The interesting premise is undermined by some shaky world-building. With people living to 200, it seems like there would be more living grandparents, great-grandparents, great-aunts and -uncles, and other relatives available to claim kids like Callie and her brother. What happened to their own grandparents (and great-grandparents) is never explained. The only Enders and Claimed Minors Callie encounters are wealthy; what happened to the middle- and working-class kids who had living relatives to claim them? Finally, while it is clear that the post-war world is a huge change for Callie (and everyone else), life before the war was clearly different from what we know, but it is unclear how things got from here to there.

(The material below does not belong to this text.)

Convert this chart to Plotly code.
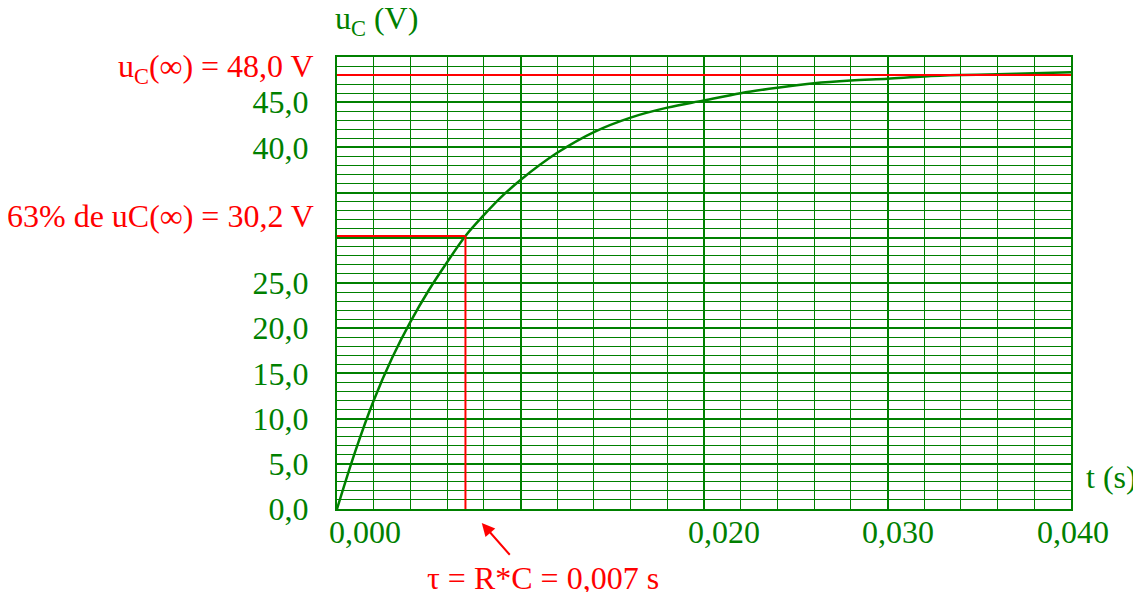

The characters populating this world are also problematic. Callie’s fierce determination makes her an appealing heroine. Unfortunately, she is the only character who really gets any development. After Tyler and Callie’s friend Michael are introduced early on, they spend most of the novel “off-screen”, as Callie is separated from them. Even secondary characters who are more involved in the plot are left static. Complicating this, of course, is the whole body-switching issue; after first meeting someone, he may be quite literally a different person the next time he appears! There are several supplementary stories slated to appear in addition to the sequel that look like they might explore the characters a bit more.

Despite the flaws, this is a promising debut novel. The plot is compelling enough to distract from the sorts of questions that make it impossible to suspend disbelief (at least, until putting it down), and a final twist keeps the reader on the hook for the forthcoming sequel. This is an enjoyable, entertaining read. Just try not to pick at the details.

On shelves March 13, 2012.

 

Final Word:
An intriguing premise and compelling plot compensate for some shaky world-building in this promising Dystopian YA debut.